The Hellenic philosopher Plato once wrote of the Allegory of the Cave. Here, Plato recalls an allegory told by Socrates wherein a group of men are chained inside a cave. Their only source of cognitive stimulation was seeing shadows cast on the well in front of them as men behind the prisoners held up objects before a fire which then cast the shadows on the wall. One day, one of the prisoners was freed and ran to the surface. At first the bright sunlight blinded the prisoner but eventually he was able to see the world in all its visible beauty.
After seeing visible objects as opposed to their shadowy representations, he returned to the cave to tell the other prisoners about his discovery. Of course, on returning to the cave, the man’s vision again became temporarily impaired as its common when one’s eyes are adjusting from extreme brightness to extreme darkness. Not wanting to investigate the mans’ claims objectively, Socrates recalls that such a man would be killed by his fellow prisoners rather than being believed.
This is the reality of protectionism.

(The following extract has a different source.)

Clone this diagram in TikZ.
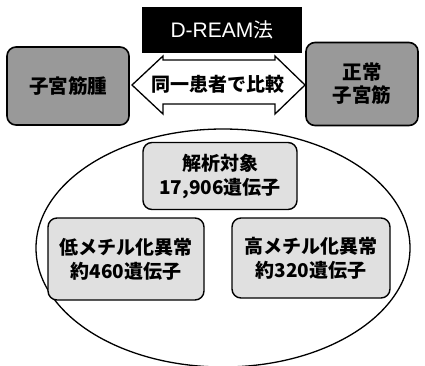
\documentclass[tikz,border=0pt]{standalone}
\usepackage{fontspec}
\setmainfont{Noto Sans CJK JP}
\newfontfamily\latinsans{Liberation Sans}
\usetikzlibrary{shapes.geometric}
\begin{document}
\begin{tikzpicture}[x=1pt,y=-1pt,
  sidebox/.style={draw=black, line width=1.6pt, fill=black!40, rounded corners=9pt, align=center, font=\fontsize{19.5}{23}\selectfont\bfseries},
  innerbox/.style={draw=black, line width=1.4pt, fill=black!12, rounded corners=9pt, align=center, font=\fontsize{19}{24}\selectfont\bfseries}]
\useasboundingbox (0,0) rectangle (425,365);
% ellipse
\node (ell) [draw, line width=1.3pt, ellipse, minimum width=374pt, minimum height=238pt] at (223,248) {};
% side boxes
\node (left) [sidebox, minimum width=122pt, minimum height=78pt] at (68,86) {子宮筋腫};
\node (right) [sidebox, minimum width=112pt, minimum height=83pt] at (362,84) {正常\\子宮筋};
% double arrow
\coordinate (lt) at (132,85);
\coordinate (rt) at (305,85);
\draw[line width=1.3pt, fill=white] (lt) -- (163,56) -- (163,60) -- (275,60) -- (275,56) -- (rt) -- (275,114) -- (275,104) -- (163,104) -- (163,114) -- cycle;
\node (cmp) at (218,84) {\fontsize{19}{22}\selectfont\bfseries 同一患者で比較};
% black title
\node (title) [fill=black, draw=black, minimum width=159pt, minimum height=45pt, text=white] at (222,30) {{\latinsans\fontsize{21}{24}\selectfont D-REAM}{\fontsize{20}{24}\selectfont 法}};
% inner boxes
\node (ana) [innerbox, minimum width=154pt, minimum height=67pt] at (220,176) {解析対象\\17,906遺伝子};
\node (low) [innerbox, minimum width=156pt, minimum height=82pt] at (126,259) {低メチル化異常\\約460遺伝子};
\node (high) [innerbox, minimum width=158pt, minimum height=80pt] at (311,258) {高メチル化異常\\約320遺伝子};
\end{tikzpicture}
\end{document}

Those who champion protectionism seek to keep one’s domestic consumer base ignorant of the technological advances occurring abroad. Because of this, someone with a slow smartphone, poorly made car or obsolete mag-stripe credit card will not know what he or she is being deprived of. However, when it comes to 5G technology, the internet is already abuzz with discussions of China’s breakthrough. Because of this, many American consumers have been partially freed from the cave but they still will not be able to see the fully sunlight world unless their protectionist shackles are removed.
Free trade would actually encourage US companies to intensify their own 5G technologies as they would not want to lose out on a substantial share of their market to Huawei. But since Huawei has been pushed out of the US market through restrictive government measures, US chip makers can afford to fall behind because the average consumer won’t be able to do anything about it.
A world of free men and women cannot reach their full potential in a modern society without free trade. China’s leadership realises this implicitly. It is high time for the US leadership to realise the same.
The trade war is threatening not only global financial stability but it is now directly prohibiting Americans from exercising their constitutional freedoms to enjoy the products they seek to buy as free men and women. All wars limit human freedom and trade wars are no different. Like all other wars, trade wars have no place in a 21st century where multilateral cooperation ought to have long supplanted the morose economic nationalist mentality.